» **To do**: Take the line containing "Reproduce this chart" as the first line and the line containing "9.75, 9.9, 10.05]" as the last, and output that span verbatim without any images.
[BEGIN]
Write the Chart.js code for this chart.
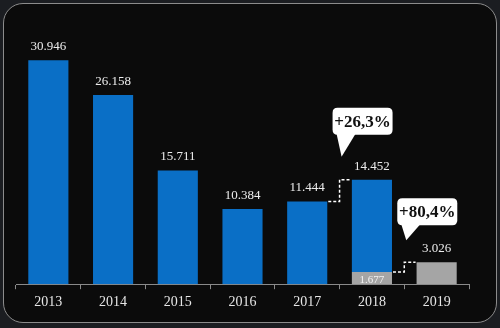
<!DOCTYPE html>
<html>
<head>
<meta charset="utf-8">
<script src="https://cdn.jsdelivr.net/npm/chart.js@4/dist/chart.umd.min.js"></script>
<style>
  html, body { margin: 0; padding: 0; background: #1b1d21; }
  #wrap { position: relative; width: 500px; height: 328px; overflow: hidden; }
  #frame {
    position: absolute; left: 3px; top: 3px; width: 492px; height: 318px;
    border: 1.5px solid #8c8c8c; border-radius: 20px; background: #0b0b0b;
  }
  #myChart { position: absolute; left: 0; top: 0; }
</style>
</head>
<body>
<div id="wrap">
  <div id="frame"></div>
  <canvas id="myChart" width="500" height="328"></canvas>
</div>
<script>
const years = ['2013', '2014', '2015', '2016', '2017', '2018', '2019'];
const blueValues = [30946, 26158, 15711, 10384, 11444, 12775, null];
const grayValues = [null, null, null, null, null, 1677, 3026];
const callouts = ['+26,3%', '+80,4%'];

const fmt = v => v.toLocaleString('de-DE');
const serif = '"Liberation Serif", "DejaVu Serif", serif';

// dashed steps + speech bubbles; from = [dataset, index], to = [dataset, index]
const steps = [
  { from: [1, 4], to: [1, 5], text: callouts[0], tipUp: 23, boxUp: 45 },
  { from: [0, 5], to: [0, 6], text: callouts[1], tipUp: 22, boxUp: 37 }
];

function roundRect(ctx, x, y, w, h, r) {
  ctx.beginPath();
  ctx.moveTo(x + r, y);
  ctx.lineTo(x + w - r, y);
  ctx.quadraticCurveTo(x + w, y, x + w, y + r);
  ctx.lineTo(x + w, y + h - r);
  ctx.quadraticCurveTo(x + w, y + h, x + w - r, y + h);
  ctx.lineTo(x + r, y + h);
  ctx.quadraticCurveTo(x, y + h, x, y + h - r);
  ctx.lineTo(x, y + r);
  ctx.quadraticCurveTo(x, y, x + r, y);
  ctx.closePath();
}

const overlay = {
  id: 'overlay',
  afterDatasetsDraw(chart) {
    const ctx = chart.ctx;
    const gMeta = chart.getDatasetMeta(0);
    const bMeta = chart.getDatasetMeta(1);
    ctx.save();
    ctx.textAlign = 'center';

    // totals above bars
    years.forEach((y, i) => {
      const total = (blueValues[i] || 0) + (grayValues[i] || 0);
      const bar = blueValues[i] != null ? bMeta.data[i] : gMeta.data[i];
      ctx.fillStyle = '#ececec';
      ctx.font = '13px ' + serif;
      ctx.textBaseline = 'bottom';
      ctx.fillText(fmt(total), bar.x, bar.y - 7);
      if (blueValues[i] != null && grayValues[i] != null) {
        const g = gMeta.data[i];
        ctx.font = '11px ' + serif;
        ctx.fillStyle = '#f4f4f4';
        ctx.textBaseline = 'middle';
        ctx.fillText(fmt(grayValues[i]), g.x, g.base - 4);
      }
    });

    steps.forEach(s => {
      const a = chart.getDatasetMeta(s.from[0]).data[s.from[1]];
      const b = chart.getDatasetMeta(s.to[0]).data[s.to[1]];
      const midX = (a.x + a.width / 2 + b.x - b.width / 2) / 2;
      ctx.strokeStyle = '#ffffff';
      ctx.lineWidth = 1.5;
      ctx.setLineDash([3, 2]);
      ctx.beginPath();
      ctx.moveTo(a.x + a.width / 2 + 1, a.y);
      ctx.lineTo(midX, a.y);
      ctx.lineTo(midX, b.y);
      ctx.lineTo(b.x - b.width / 2 - 1, b.y);
      ctx.stroke();
      ctx.setLineDash([]);

      // bubble
      const left = midX - 7;
      const w = 60, h = 27;
      const bottom = b.y - s.boxUp;
      const top = bottom - h;
      ctx.fillStyle = '#ffffff';
      roundRect(ctx, left, top, w, h, 5);
      ctx.fill();
      ctx.beginPath();
      ctx.moveTo(left + 4, bottom - 1);
      ctx.lineTo(left + 23, bottom - 1);
      ctx.lineTo(left + 9, b.y - s.tipUp);
      ctx.closePath();
      ctx.fill();
      ctx.fillStyle = '#111111';
      ctx.font = 'bold 17px ' + serif;
      ctx.textBaseline = 'middle';
      ctx.fillText(s.text, left + w / 2, top + h / 2 + 1);
    });
    ctx.restore();
  }
};

const ctx = document.getElementById('myChart').getContext('2d');
const myChart = new Chart(ctx, {
  type: 'bar',
  data: {
    labels: years,
    datasets: [
      { data: grayValues, backgroundColor: '#a5a5a5', barPercentage: 1, categoryPercentage: 0.62 },
      { data: blueValues, backgroundColor: '#0a6fc6', barPercentage: 1, categoryPercentage: 0.62 }
    ]
  },
  options: {
    responsive: false,
    animation: false,
    layout: { padding: { left: 16, right: 31, top: 31, bottom: 12 } },
    plugins: { legend: { display: false }, tooltip: { enabled: false } },
    scales: {
      x: {
        stacked: true,
        grid: { drawOnChartArea: false, drawTicks: true, tickLength: 5, color: '#8a8a8a' },
        border: { color: '#8a8a8a', width: 1 },
        ticks: { color: '#e6e6e6', font: { family: serif, size: 14 }, padding: 5 }
      },
      y: {
        stacked: true,
        display: false,
        min: 0,
        max: 35000
      }
    }
  },
  plugins: [overlay]
});
</script>
</body>
</html>
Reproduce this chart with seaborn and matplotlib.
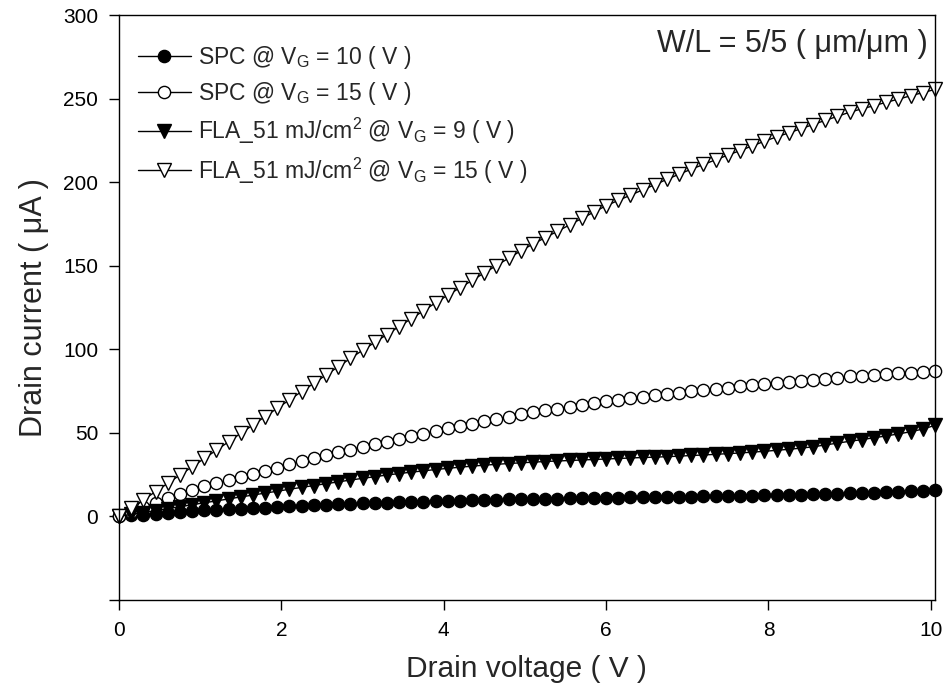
import numpy as np
import matplotlib
matplotlib.use("Agg")
import matplotlib.pyplot as plt
import seaborn as sns

# -------------------------
# Data
# -------------------------
drain_voltage = [0.0, 0.15, 0.3, 0.45, 0.6, 0.75, 0.9, 1.05, 1.2, 1.35, 1.5, 1.65, 1.8, 1.95,
                 2.1, 2.25, 2.4, 2.55, 2.7, 2.85, 3.0, 3.15, 3.3, 3.45, 3.6, 3.75, 3.9, 4.05,
                 4.2, 4.35, 4.5, 4.65, 4.8, 4.95, 5.1, 5.25, 5.4, 5.55, 5.7, 5.85, 6.0, 6.15,
                 6.3, 6.45, 6.6, 6.75, 6.9, 7.05, 7.2, 7.35, 7.5, 7.65, 7.8, 7.95, 8.1, 8.25,
                 8.4, 8.55, 8.7, 8.85, 9.0, 9.15, 9.3, 9.45, 9.6, 9.75, 9.9, 10.05]

spc_vg10 = [0.0, 0.6, 1.1, 1.7, 2.2, 2.7, 3.2, 3.6, 4.0, 4.3, 4.7, 5.0, 5.3, 5.7,
            6.0, 6.3, 6.6, 6.9, 7.2, 7.5, 7.8, 8.0, 8.2, 8.5, 8.7, 8.9, 9.1, 9.3,
            9.5, 9.7, 9.9, 10.0, 10.2, 10.3, 10.5, 10.6, 10.7, 10.8, 11.0, 11.1, 11.2, 11.3,
            11.4, 11.5, 11.6, 11.7, 11.8, 11.9, 12.0, 12.1, 12.3, 12.4, 12.5, 12.7, 12.8, 13.0,
            13.1, 13.3, 13.5, 13.7, 13.9, 14.1, 14.3, 14.6, 14.9, 15.2, 15.5, 15.9]

spc_vg15 = [0.0, 2.8, 5.6, 8.3, 10.9, 13.4, 15.8, 18.0, 20.0, 21.9, 23.8, 25.6, 27.4, 29.2,
            31.5, 33.2, 34.9, 36.6, 38.3, 40.0, 41.7, 43.3, 44.8, 46.4, 48.0, 49.6, 51.2, 52.7,
            54.1, 55.5, 57.0, 58.4, 59.8, 61.2, 62.4, 63.5, 64.6, 65.8, 66.9, 68.0, 69.2, 70.0,
            70.8, 71.7, 72.5, 73.3, 74.1, 74.9, 75.7, 76.4, 77.1, 77.8, 78.5, 79.3, 79.9, 80.6,
            81.2, 81.9, 82.5, 83.1, 83.8, 84.2, 84.7, 85.1, 85.6, 86.0, 86.5, 86.9]

fla_vg9 = [0.0, 1.2, 2.3, 3.5, 4.7, 5.8, 7.0, 8.2, 9.3, 10.5, 11.7, 12.8, 14.0, 15.1,
           16.3, 17.4, 18.5, 19.6, 20.7, 21.8, 22.8, 23.8, 24.8, 25.7, 26.5, 27.3, 28.1, 28.8,
           29.5, 30.1, 30.7, 31.2, 31.7, 32.1, 32.5, 32.9, 33.2, 33.5, 33.8, 34.1, 34.4, 34.7,
           35.0, 35.3, 35.5, 35.8, 36.1, 36.5, 36.8, 37.2, 37.6, 38.0, 38.5, 39.0, 39.6, 40.2,
           40.9, 41.7, 42.8, 43.9, 45.0, 46.0, 47.1, 48.2, 49.4, 50.7, 52.3, 54.5]

fla_vg15 = [0.0, 5.0, 9.9, 14.9, 19.8, 24.8, 29.7, 34.7, 39.7, 44.7, 49.8, 54.8, 59.8, 64.8,
            69.8, 74.8, 79.7, 84.7, 89.6, 94.6, 99.5, 104.2, 108.9, 113.7, 118.4, 123.1, 127.9, 132.5,
            136.9, 141.3, 145.8, 150.2, 154.6, 159.0, 163.1, 166.9, 170.7, 174.5, 178.4, 182.2, 186.0, 189.2,
            192.3, 195.5, 198.6, 201.8, 204.9, 207.9, 210.7, 213.5, 216.3, 219.0, 221.8, 224.6, 227.2, 229.6,
            232.1, 234.6, 237.1, 239.5, 242.0, 244.0, 245.9, 247.9, 249.8, 251.8, 253.7, 255.6]

series_labels = [
    r"SPC @ V$_{\mathrm{G}}$ = 10 ( V )",
    r"SPC @ V$_{\mathrm{G}}$ = 15 ( V )",
    r"FLA_51 mJ/cm$^{\mathrm{2}}$ @ V$_{\mathrm{G}}$ = 9 ( V )",
    r"FLA_51 mJ/cm$^{\mathrm{2}}$ @ V$_{\mathrm{G}}$ = 15 ( V )",
]

x_ticks = [0, 2, 4, 6, 8, 10]
y_ticks = [-50, 0, 50, 100, 150, 200, 250, 300]
y_tick_labels = ["", "0", "50", "100", "150", "200", "250", "300"]

# -------------------------
# Style
# -------------------------
sns.set_style("ticks")
plt.rcParams["font.family"] = ["Liberation Sans", "DejaVu Sans"]
plt.rcParams["mathtext.fontset"] = "custom"
plt.rcParams["mathtext.rm"] = "Liberation Sans"
plt.rcParams["mathtext.it"] = "Liberation Sans:italic"
plt.rcParams["mathtext.bf"] = "Liberation Sans:bold"

fig = plt.figure(figsize=(9.52, 6.95), dpi=100)
ax = fig.add_axes([0.125, 0.1367, 0.857, 0.8413])

styles = [
    dict(marker="o", markerfacecolor="black", markersize=8.8),
    dict(marker="o", markerfacecolor="white", markersize=8.8),
    dict(marker="v", markerfacecolor="black", markersize=10),
    dict(marker="v", markerfacecolor="white", markersize=10),
]

for yvals, lab, st in zip([spc_vg10, spc_vg15, fla_vg9, fla_vg15], series_labels, styles):
    sns.lineplot(x=drain_voltage, y=yvals, ax=ax, color="black", linewidth=1.0,
                 markeredgecolor="black", markeredgewidth=1.0, estimator=None,
                 sort=False, label=lab, clip_on=False, **st)

ax.set_xlim(0, 10.05)
ax.set_ylim(-50, 300)
ax.set_xticks(x_ticks)
ax.set_yticks(y_ticks)
ax.set_yticklabels(y_tick_labels)
ax.tick_params(axis="both", direction="out", length=7, width=1, labelsize=15,
               pad=8, colors="black")
for sp in ax.spines.values():
    sp.set_visible(True)
    sp.set_linewidth(1.0)
    sp.set_color("black")

ax.set_xlabel("Drain voltage ( V )", fontsize=21.5, labelpad=11)
ax.set_ylabel("Drain current ( \u03bcA )", fontsize=22, labelpad=10)

ax.text(0.991, 0.937, "W/L = 5/5 ( \u03bcm/\u03bcm )", transform=ax.transAxes,
        ha="right", va="baseline", fontsize=22)

ax.legend(loc="upper left", bbox_to_anchor=(0.0, 0.984), frameon=False, fontsize=16.5,
          handlelength=2.3, handletextpad=0.3, labelspacing=0.4, borderaxespad=0.43)

fig.savefig("out.png", dpi=100)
[END]
» **Task answer**:
Reproduce this chart with seaborn and matplotlib.
import numpy as np
import matplotlib
matplotlib.use("Agg")
import matplotlib.pyplot as plt
import seaborn as sns

# -------------------------
# Data
# -------------------------
drain_voltage = [0.0, 0.15, 0.3, 0.45, 0.6, 0.75, 0.9, 1.05, 1.2, 1.35, 1.5, 1.65, 1.8, 1.95,
                 2.1, 2.25, 2.4, 2.55, 2.7, 2.85, 3.0, 3.15, 3.3, 3.45, 3.6, 3.75, 3.9, 4.05,
                 4.2, 4.35, 4.5, 4.65, 4.8, 4.95, 5.1, 5.25, 5.4, 5.55, 5.7, 5.85, 6.0, 6.15,
                 6.3, 6.45, 6.6, 6.75, 6.9, 7.05, 7.2, 7.35, 7.5, 7.65, 7.8, 7.95, 8.1, 8.25,
                 8.4, 8.55, 8.7, 8.85, 9.0, 9.15, 9.3, 9.45, 9.6, 9.75, 9.9, 10.05]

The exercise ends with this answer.